Given problem.
Transcribe every line from the top down to the line with "(8,11) -- (8,914);", both ends included, but not the pictures.

Supplied information.
────────────────

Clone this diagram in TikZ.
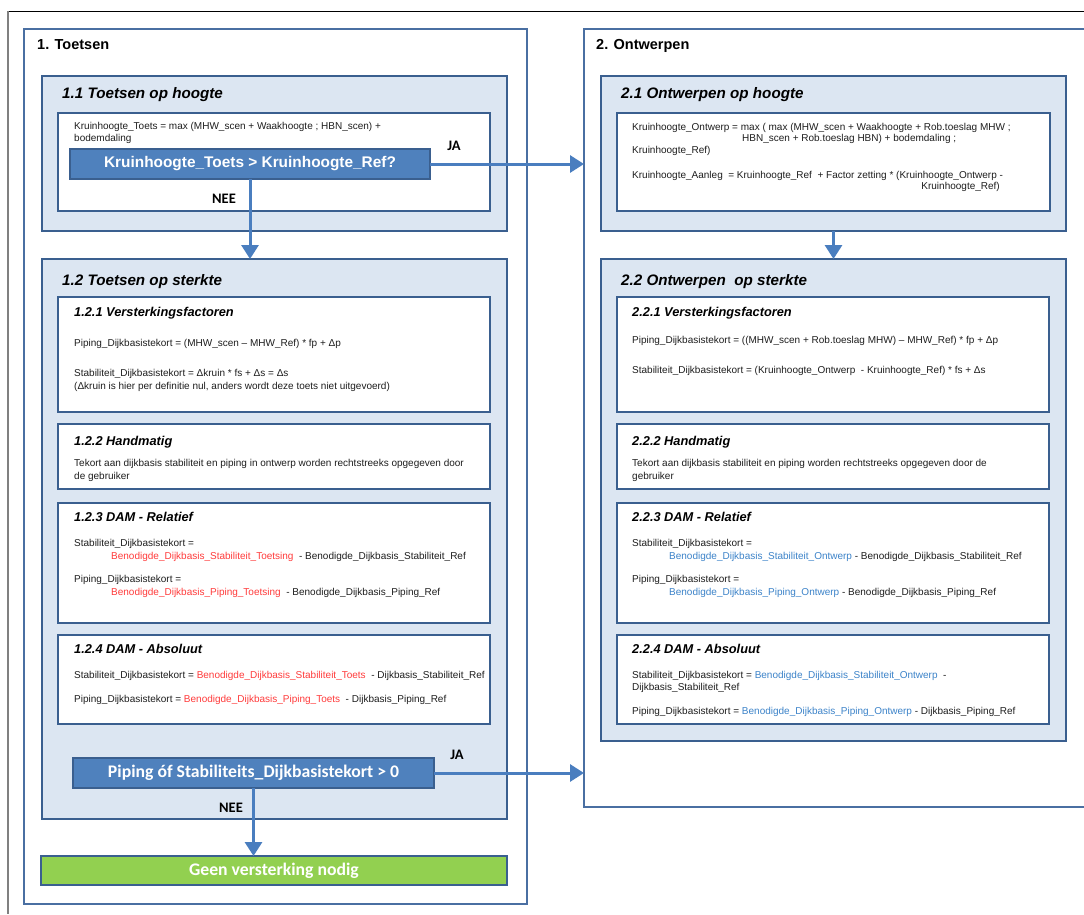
\documentclass[tikz,border=0pt]{standalone}
\usepackage{fontspec}
\setmainfont{Liberation Sans}
\newfontfamily\calfont{Carlito}
\usetikzlibrary{arrows.meta}
\definecolor{boxline}{HTML}{3A5F8F}
\definecolor{outerline}{HTML}{4A6FA2}
\definecolor{panel}{HTML}{DCE6F2}
\definecolor{decfill}{HTML}{4F81BD}
\definecolor{arrowc}{HTML}{4A7EBF}
\definecolor{grn}{HTML}{92D050}
\definecolor{redtxt}{HTML}{FF3B3B}
\definecolor{bluetxt}{HTML}{3C83C9}
\definecolor{txt}{HTML}{1E1E1E}
\tikzset{
  rbox/.style={draw, inner sep=0pt, outer sep=0pt, anchor=north west},
  outerbox/.style={rbox, draw=outerline, line width=1.5pt, fill=white},
  panelbox/.style={rbox, draw=boxline, line width=2pt, fill=panel},
  whitebox/.style={rbox, draw=boxline, line width=2pt, fill=white},
  decbox/.style={rbox, draw=boxline, line width=1.5pt, fill=decfill},
  greenbox/.style={rbox, draw=boxline, line width=1.5pt, fill=grn},
  t/.style={anchor=mid west, inner sep=0pt, font=\fontsize{10}{13}\selectfont, text=txt},
  tr/.style={t, anchor=mid east},
  hmain/.style={anchor=mid west, inner sep=0pt, font=\fontsize{14.5}{17}\selectfont\bfseries},
  hsec/.style={anchor=mid west, inner sep=0pt, font=\fontsize{15.2}{18}\selectfont\bfseries\itshape},
  hsub/.style={anchor=mid west, inner sep=0pt, font=\fontsize{12.8}{15}\selectfont\bfseries\itshape},
  dectext/.style={inner sep=0pt, text=white, font=\fontsize{15.4}{18}\selectfont\bfseries},
  dectextc/.style={inner sep=0pt, text=white, font=\fontsize{17.7}{20}\calfont\bfseries},
  yn/.style={inner sep=0pt, font=\fontsize{14.5}{17}\calfont\bfseries},
  flow/.style={draw=arrowc, line width=3pt, -{Triangle[length=14pt,width=17pt]}}
}
\newcommand{\rd}[1]{\textcolor{redtxt}{#1}}
\newcommand{\bl}[1]{\textcolor{bluetxt}{#1}}
\begin{document}
\begin{tikzpicture}[x=1pt,y=-1pt]
\useasboundingbox (0,0) rectangle (1084,914);
% outer page frame
\draw[black, line width=1pt] (8,11) -- (1084,11);
\draw[gray, line width=2pt] (8,11) -- (8,914);

% ---------- 1. Toetsen ----------
\node[outerbox, minimum width=503pt, minimum height=875pt] (b1) at (24,29) {};
\node[hmain] (h1) at (37,47) {1. Toetsen};

\node[panelbox, minimum width=465pt, minimum height=155pt] (b11) at (42,76) {};
\node[hsec] (h11) at (62,96) {1.1 Toetsen op hoogte};
\node[whitebox, minimum width=432pt, minimum height=98pt] (i11) at (58,113) {};
\node[t] (t11a) at (74,127) {Kruinhoogte\_Toets = max (MHW\_scen + Waakhoogte ; HBN\_scen) +};
\node[t] (t11b) at (74,139) {bodemdaling};
\node[decbox, minimum width=360pt, minimum height=30pt] (d1) at (70,149) {};
\node[dectext] (d1t) at (d1.center) {Kruinhoogte\_Toets > Kruinhoogte\_Ref?};
\node[yn] (ja1) at (454,146) {JA};
\node[yn] (nee1) at (224,199) {NEE};

\node[panelbox, minimum width=465pt, minimum height=560pt] (b12) at (42,259) {};
\node[hsec] (h12) at (62,283) {1.2 Toetsen op sterkte};

\node[whitebox, minimum width=432pt, minimum height=115pt] (i121) at (58,297) {};
\node[hsub] (h121) at (74,314) {1.2.1 Versterkingsfactoren};
\node[t] (t121a) at (74,344) {Piping\_Dijkbasistekort = (MHW\_scen – MHW\_Ref) * fp + Δp};
\node[t] (t121b) at (74,374) {Stabiliteit\_Dijkbasistekort = Δkruin * fs + Δs = Δs};
\node[t] (t121c) at (74,387) {(Δkruin is hier per definitie nul, anders wordt deze toets niet uitgevoerd)};

\node[whitebox, minimum width=432pt, minimum height=65pt] (i122) at (58,424) {};
\node[hsub] (h122) at (74,443) {1.2.2 Handmatig};
\node[t] (t122a) at (74,464) {Tekort aan dijkbasis stabiliteit en piping in ontwerp worden rechtstreeks opgegeven door};
\node[t] (t122b) at (74,477) {de gebruiker};

\node[whitebox, minimum width=432pt, minimum height=120pt] (i123) at (58,503) {};
\node[hsub] (h123) at (74,519) {1.2.3 DAM - Relatief};
\node[t] (t123a) at (74,544) {Stabiliteit\_Dijkbasistekort =};
\node[t] (t123b) at (111,557) {\rd{Benodigde\_Dijkbasis\_Stabiliteit\_Toetsing}~ - Benodigde\_Dijkbasis\_Stabiliteit\_Ref};
\node[t] (t123c) at (74,580) {Piping\_Dijkbasistekort =};
\node[t] (t123d) at (111,593) {\rd{Benodigde\_Dijkbasis\_Piping\_Toetsing}~ - Benodigde\_Dijkbasis\_Piping\_Ref};

\node[whitebox, minimum width=432pt, minimum height=89pt] (i124) at (58,635) {};
\node[hsub] (h124) at (74,651) {1.2.4 DAM - Absoluut};
\node[t] (t124a) at (74,676) {Stabiliteit\_Dijkbasistekort = \rd{Benodigde\_Dijkbasis\_Stabiliteit\_Toets}~ - Dijkbasis\_Stabiliteit\_Ref};
\node[t] (t124b) at (74,700) {Piping\_Dijkbasistekort = \rd{Benodigde\_Dijkbasis\_Piping\_Toets}~ - Dijkbasis\_Piping\_Ref};

\node[decbox, minimum width=361pt, minimum height=30pt] (d2) at (73,758) {};
\node[dectextc] (d2t) at (d2.center) {Piping óf Stabiliteits\_Dijkbasistekort > 0};
\node[yn] (ja2) at (457,755) {JA};
\node[yn] (nee2) at (231,808) {NEE};

\node[greenbox, minimum width=466pt, minimum height=29pt] (g) at (41,856) {};
\node[dectextc] (gt) at (g.center) {Geen versterking nodig};

% ---------- 2. Ontwerpen ----------
\node[outerbox, minimum width=520pt, minimum height=778pt] (b2) at (584,29) {};
\node[hmain] (h2) at (596,47) {2. Ontwerpen};

\node[panelbox, minimum width=465pt, minimum height=155pt] (b21) at (601,76) {};
\node[hsec] (h21) at (621,96) {2.1 Ontwerpen op hoogte};
\node[whitebox, minimum width=433pt, minimum height=98pt] (i21) at (617,113) {};
\node[t] (t21a) at (632,128) {Kruinhoogte\_Ontwerp = max ( max (MHW\_scen + Waakhoogte + Rob.toeslag MHW ;};
\node[t] (t21b) at (742,139) {HBN\_scen + Rob.toeslag HBN) + bodemdaling ;};
\node[t] (t21c) at (632,151) {Kruinhoogte\_Ref)};
\node[t] (t21d) at (632,176) {Kruinhoogte\_Aanleg~ = Kruinhoogte\_Ref~ + Factor zetting * (Kruinhoogte\_Ontwerp -};
\node[tr] (t21e) at (1000,187) {Kruinhoogte\_Ref)};

\node[panelbox, minimum width=465pt, minimum height=482pt] (b22) at (601,259) {};
\node[hsec] (h22) at (621,283) {2.2 Ontwerpen~ op sterkte};

\node[whitebox, minimum width=432pt, minimum height=115pt] (i221) at (617,297) {};
\node[hsub] (h221) at (632,314) {2.2.1 Versterkingsfactoren};
\node[t] (t221a) at (632,341) {Piping\_Dijkbasistekort = ((MHW\_scen + Rob.toeslag MHW) – MHW\_Ref) * fp + Δp};
\node[t] (t221b) at (632,371) {Stabiliteit\_Dijkbasistekort = (Kruinhoogte\_Ontwerp~ - Kruinhoogte\_Ref) * fs + Δs};

\node[whitebox, minimum width=432pt, minimum height=65pt] (i222) at (617,424) {};
\node[hsub] (h222) at (632,443) {2.2.2 Handmatig};
\node[t] (t222a) at (632,464) {Tekort aan dijkbasis stabiliteit en piping worden rechtstreeks opgegeven door de};
\node[t] (t222b) at (632,477) {gebruiker};

\node[whitebox, minimum width=432pt, minimum height=120pt] (i223) at (617,503) {};
\node[hsub] (h223) at (632,519) {2.2.3 DAM - Relatief};
\node[t] (t223a) at (632,544) {Stabiliteit\_Dijkbasistekort =};
\node[t] (t223b) at (669,557) {\bl{Benodigde\_Dijkbasis\_Stabiliteit\_Ontwerp} - Benodigde\_Dijkbasis\_Stabiliteit\_Ref};
\node[t] (t223c) at (632,580) {Piping\_Dijkbasistekort =};
\node[t] (t223d) at (669,593) {\bl{Benodigde\_Dijkbasis\_Piping\_Ontwerp} - Benodigde\_Dijkbasis\_Piping\_Ref};

\node[whitebox, minimum width=432pt, minimum height=89pt] (i224) at (617,635) {};
\node[hsub] (h224) at (632,651) {2.2.4 DAM - Absoluut};
\node[t] (t224a) at (632,676) {Stabiliteit\_Dijkbasistekort = \bl{Benodigde\_Dijkbasis\_Stabiliteit\_Ontwerp}~ -};
\node[t] (t224b) at (632,688) {Dijkbasis\_Stabiliteit\_Ref};
\node[t] (t224c) at (632,712) {Piping\_Dijkbasistekort = \bl{Benodigde\_Dijkbasis\_Piping\_Ontwerp} - Dijkbasis\_Piping\_Ref};

% ---------- connectors ----------
\draw[flow] (d1.south) -- (d1.south |- b12.north);
\draw[flow] (d1.east) -- (d1.east -| b2.west);
\draw[flow] (b21.south) -- (b21.south |- b22.north);
\draw[flow] (d2.east) -- (d2.east -| b2.west);
\draw[flow] (d2.south) -- (d2.south |- g.north);
\end{tikzpicture}
\end{document}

────────────────

Problem solution.
Clone this diagram in TikZ.
\documentclass[tikz,border=0pt]{standalone}
\usepackage{fontspec}
\setmainfont{Liberation Sans}
\newfontfamily\calfont{Carlito}
\usetikzlibrary{arrows.meta}
\definecolor{boxline}{HTML}{3A5F8F}
\definecolor{outerline}{HTML}{4A6FA2}
\definecolor{panel}{HTML}{DCE6F2}
\definecolor{decfill}{HTML}{4F81BD}
\definecolor{arrowc}{HTML}{4A7EBF}
\definecolor{grn}{HTML}{92D050}
\definecolor{redtxt}{HTML}{FF3B3B}
\definecolor{bluetxt}{HTML}{3C83C9}
\definecolor{txt}{HTML}{1E1E1E}
\tikzset{
  rbox/.style={draw, inner sep=0pt, outer sep=0pt, anchor=north west},
  outerbox/.style={rbox, draw=outerline, line width=1.5pt, fill=white},
  panelbox/.style={rbox, draw=boxline, line width=2pt, fill=panel},
  whitebox/.style={rbox, draw=boxline, line width=2pt, fill=white},
  decbox/.style={rbox, draw=boxline, line width=1.5pt, fill=decfill},
  greenbox/.style={rbox, draw=boxline, line width=1.5pt, fill=grn},
  t/.style={anchor=mid west, inner sep=0pt, font=\fontsize{10}{13}\selectfont, text=txt},
  tr/.style={t, anchor=mid east},
  hmain/.style={anchor=mid west, inner sep=0pt, font=\fontsize{14.5}{17}\selectfont\bfseries},
  hsec/.style={anchor=mid west, inner sep=0pt, font=\fontsize{15.2}{18}\selectfont\bfseries\itshape},
  hsub/.style={anchor=mid west, inner sep=0pt, font=\fontsize{12.8}{15}\selectfont\bfseries\itshape},
  dectext/.style={inner sep=0pt, text=white, font=\fontsize{15.4}{18}\selectfont\bfseries},
  dectextc/.style={inner sep=0pt, text=white, font=\fontsize{17.7}{20}\calfont\bfseries},
  yn/.style={inner sep=0pt, font=\fontsize{14.5}{17}\calfont\bfseries},
  flow/.style={draw=arrowc, line width=3pt, -{Triangle[length=14pt,width=17pt]}}
}
\newcommand{\rd}[1]{\textcolor{redtxt}{#1}}
\newcommand{\bl}[1]{\textcolor{bluetxt}{#1}}
\begin{document}
\begin{tikzpicture}[x=1pt,y=-1pt]
\useasboundingbox (0,0) rectangle (1084,914);
% outer page frame
\draw[black, line width=1pt] (8,11) -- (1084,11);
\draw[gray, line width=2pt] (8,11) -- (8,914);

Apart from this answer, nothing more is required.